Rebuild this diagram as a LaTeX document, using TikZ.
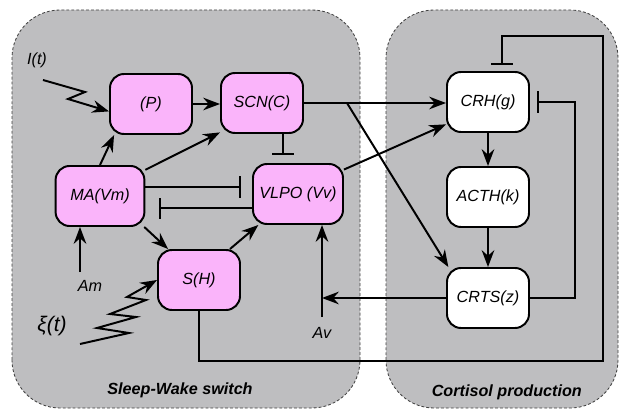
\documentclass[tikz,border=0pt]{standalone}
\usepackage{fontspec}
\setmainfont{Liberation Sans}
\usetikzlibrary{arrows.meta,positioning}
\definecolor{panelgray}{RGB}{190,190,192}
\definecolor{cellpink}{RGB}{250,180,250}

\begin{document}
\begin{tikzpicture}[
  every node/.style={font=\fontsize{11.5}{13}\selectfont\itshape},
  cell/.style={draw, line width=1.4pt, rounded corners=0.35cm, minimum width=2.05cm, minimum height=1.5cm, fill=cellpink},
  gland/.style={cell, fill=white},
  panel/.style={draw=black!75, fill=panelgray, dash pattern=on 2pt off 1.5pt, line width=0.6pt, rounded corners=1.2cm},
  act/.style={line width=1.4pt, -{Stealth[length=12pt,width=9pt,inset=4pt]}},
  inh/.style={line width=1.4pt, -{Bar[width=15pt]}},
  title/.style={font=\fontsize{11.5}{14}\selectfont\bfseries\itshape}
]
\useasboundingbox (0,0) rectangle (15.475,10.3);
% compartments
\draw[panel] (0.3,0.1) rectangle (9.0,10.05);
\draw[panel] (9.65,0.1) rectangle (15.45,10.05);
\node[title] (swTitle) at (4.5,0.53) {Sleep-Wake switch};
\node[title] (cpTitle) at (12.67,0.5) {Cortisol production};

% sleep-wake cells
\node[cell] (P) at (3.775,7.7) {(P)};
\node[cell] (SCN) at (6.55,7.725) {SCN(C)};
\node[cell, minimum width=2.22cm] (MA) at (2.5,5.4) {MA(Vm)};
\node[cell, minimum width=2.25cm] (VLPO) at (7.45,5.45) {VLPO (Vv)};
\node[cell] (SH) at (4.975,3.3) {S(H)};
% cortisol cells
\node[gland] (CRH) at (12.2,7.75) {CRH(g)};
\node[gland] (ACTH) at (12.2,5.375) {ACTH(k)};
\node[gland] (CRTS) at (12.2,2.85) {CRTS(z)};

% inputs
\node (It) at (0.925,8.8) {I(t)};
\node (Am) at (2.25,3.15) {Am};
\node[font=\fontsize{15}{18}\selectfont\itshape] (Xi) at (1.3,2.15) {ξ(t)};
\node (Av) at (8.05,1.975) {Av};
\coordinate (itIn) at (1.075,8.3);
\coordinate (amIn) at (2.0,3.5);
\coordinate (avIn) at (8.05,2.375);
\coordinate (xiIn) at (2.0,1.7);
\coordinate (loopR) at (15.075,1.275);

% excitation
\draw[act] (itIn) -- (2.125,8.0) -- (1.7,7.825) -- (P.190);
\draw[act] (xiIn) -- (3.225,1.975) -- (2.425,2.1) -- (3.4,2.375) -- (2.75,2.45) -- (3.65,2.8) -- (3.175,2.875) -- (SH.west);
\draw[act] (P.east) -- (P.east -| SCN.west);
\draw[act] (MA.north) -- (P.220);
\draw[act] (MA.30) -- (SCN.215);
\draw[act] (MA.-35) -- (SH.135);
\draw[act] (SH.45) -- (VLPO.218);
\draw[act] (amIn) -- (amIn |- MA.south);
\draw[act] (avIn) -- (avIn |- VLPO.south);
\draw[act] (CRTS.west) -- (CRTS.west -| avIn);
\draw[act] (SCN.east) -- (SCN.east -| CRH.west);
\draw[act] ([xshift=1.075cm]SCN.east) -- (CRTS.142);
\draw[act] (VLPO.28) -- (CRH.208);
\draw[act] (CRH) -- (ACTH);
\draw[act] (ACTH) -- (CRTS);

% inhibition
\draw[inh, shorten >=0.27cm] ([yshift=0.225cm]MA.east) -- ([yshift=0.225cm]MA.east -| VLPO.west);
\draw[inh, shorten >=0.34cm] ([yshift=-0.36cm]VLPO.west) -- ([yshift=-0.36cm]VLPO.west -| MA.east);
\draw[inh, shorten >=0.2cm] ([xshift=0.525cm]SCN.south) -- ([xshift=0.525cm]SCN.south |- VLPO.north);
\draw[inh, shorten >=0.18cm] (CRTS.east) -- ++(1.125,0) |- (CRH.east);
\draw[inh, shorten >=0.15cm] (SH.south) |- (loopR) |- ([xshift=0.35cm,yshift=0.875cm]CRH.north) -- ([xshift=0.35cm]CRH.north);
\end{tikzpicture}
\end{document}
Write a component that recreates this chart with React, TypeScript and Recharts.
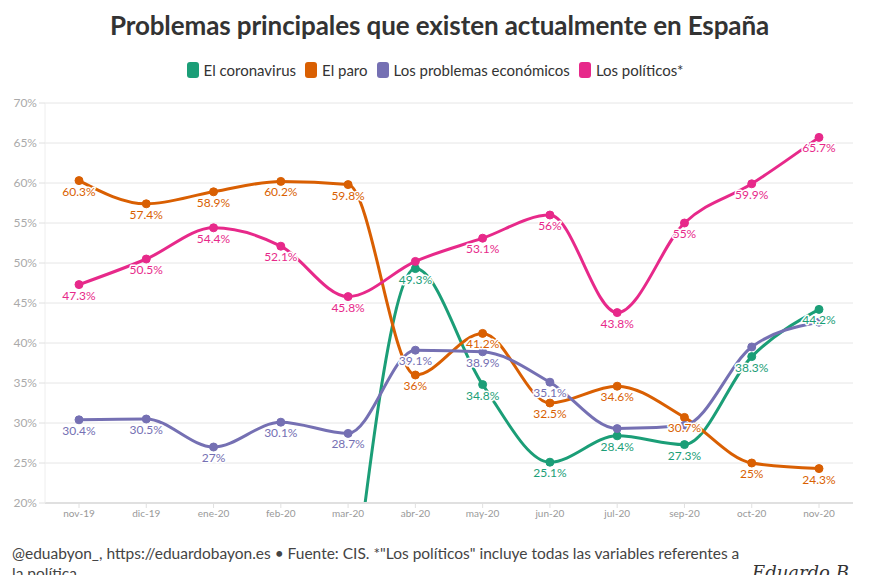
import React from 'react';
import { LineChart, Line, XAxis, YAxis, CartesianGrid, LabelList } from 'recharts';

const months = ['nov-19', 'dic-19', 'ene-20', 'feb-20', 'mar-20', 'abr-20', 'may-20', 'jun-20', 'jul-20', 'sep-20', 'oct-20', 'nov-20'];
const coronavirus = [null, null, null, null, 2.9, 49.3, 34.8, 25.1, 28.4, 27.3, 38.3, 44.2];
const paro = [60.3, 57.4, 58.9, 60.2, 59.8, 36, 41.2, 32.5, 34.6, 30.7, 25, 24.3];
const economicos = [30.4, 30.5, 27, 30.1, 28.7, 39.1, 38.9, 35.1, 29.3, 29.7, 39.5, 42.6];
const politicos = [47.3, 50.5, 54.4, 52.1, 45.8, 50.2, 53.1, 56, 43.8, 55, 59.9, 65.7];
const yTicks = [20, 25, 30, 35, 40, 45, 50, 55, 60, 65, 70];

const series = [
  { key: 'coronavirus', name: 'El coronavirus', color: '#1b9e77', values: coronavirus, hidden: [4] },
  { key: 'paro', name: 'El paro', color: '#d95f02', values: paro, hidden: [] as number[] },
  { key: 'economicos', name: 'Los problemas económicos', color: '#7570b3', values: economicos, hidden: [8, 9, 10, 11] },
  { key: 'politicos', name: 'Los políticos*', color: '#e7298a', values: politicos, hidden: [5] },
];

const data = months.map((m, i) => {
  const row: any = { month: m };
  series.forEach((s) => { row[s.key] = s.values[i]; });
  return row;
});

const FONT = 'Lato, "Noto Sans", sans-serif';

const makeLabel = (color: string, hidden: number[]) => (props: any) => {
  const { x, y, value, index } = props;
  if (value == null || hidden.includes(index)) return null;
  return (
    <text
      x={x}
      y={y + 15}
      textAnchor="middle"
      fontSize={12}
      fontFamily={FONT}
      fill={color}
      stroke="#fff"
      strokeWidth={3}
      paintOrder="stroke"
      strokeLinejoin="round"
    >
      {`${value}%`}
    </text>
  );
};

export default function App() {
  return (
    <div style={{ position: 'absolute', left: 0, top: 0, width: 879, height: 575, background: '#fff', overflow: 'hidden', fontFamily: FONT }}>
      <div style={{ position: 'absolute', top: 9, left: 0, width: 879, textAlign: 'center', fontSize: 26, fontWeight: 700, color: '#333', letterSpacing: -0.1 }}>
        Problemas principales que existen actualmente en España
      </div>
      <div style={{ position: 'absolute', top: 61, left: 0, width: 879, display: 'flex', justifyContent: 'center', alignItems: 'center', fontSize: 15, color: '#333' }}>
        {series.map((s) => (
          <div key={s.key} style={{ display: 'flex', alignItems: 'center', marginRight: 9 }}>
            <span style={{ display: 'inline-block', width: 12, height: 16, borderRadius: 3, background: s.color, marginRight: 5 }} />
            <span>{s.name}</span>
          </div>
        ))}
      </div>
      <div style={{ position: 'absolute', left: 0, top: 0 }}>
        <LineChart width={879} height={540} data={data} margin={{ top: 103, right: 26, bottom: 0, left: 0 }}>
          <CartesianGrid vertical={false} stroke="#e6e6e6" strokeWidth={1} />
          <XAxis
            dataKey="month"
            padding={{ left: 34, right: 34 }}
            height={37}
            tickSize={5}
            tickLine={{ stroke: '#e0e0e0' }}
            axisLine={{ stroke: '#e0e0e0', strokeWidth: 2 }}
            tick={{ fontSize: 10, fill: '#999', fontFamily: FONT }}
            interval={0}
          />
          <YAxis
            width={45}
            domain={[20, 70]}
            ticks={yTicks}
            allowDataOverflow
            tickFormatter={(v: number) => `${v}%`}
            tickSize={6}
            tickLine={{ stroke: '#e0e0e0' }}
            axisLine={{ stroke: '#eeeeee' }}
            tick={{ fontSize: 12, fill: '#aaa', fontFamily: FONT }}
          />
          {series.map((s) => (
            <Line
              key={s.key}
              type="monotoneX"
              dataKey={s.key}
              name={s.name}
              stroke={s.color}
              strokeWidth={3}
              dot={{ r: 4, fill: s.color, stroke: s.color, strokeWidth: 1 }}
              activeDot={false}
              isAnimationActive={false}
            />
          ))}
          {series.map((s) => (
            <Line
              key={s.key + '-labels'}
              type="monotoneX"
              dataKey={s.key}
              stroke="none"
              dot={false}
              activeDot={false}
              legendType="none"
              isAnimationActive={false}
            >
              <LabelList dataKey={s.key} content={makeLabel(s.color, s.hidden)} />
            </Line>
          ))}
        </LineChart>
      </div>
      <div style={{ position: 'absolute', left: 12, top: 543, width: 735, fontSize: 15.5, lineHeight: '20px', color: '#444' }}>
        @eduabyon_, https://eduardobayon.es • Fuente: CIS. *"Los políticos" incluye todas las variables referentes a la política
      </div>
      <div style={{ position: 'absolute', left: 752, top: 562, fontSize: 18, fontStyle: 'italic', fontFamily: '"DejaVu Serif", serif', color: '#333' }}>
        Eduardo B
      </div>
    </div>
  );
}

### Directions
Up in the listing, locate the line with "Write a component"; print it and every line after it down to the line with "YAxis, CartesianGrid, LabelList", which is included too. Skip the pictures.

### Response
Write a component that recreates this chart with React, TypeScript and Recharts.
import React from 'react';
import { LineChart, Line, XAxis, YAxis, CartesianGrid, LabelList } from 'recharts';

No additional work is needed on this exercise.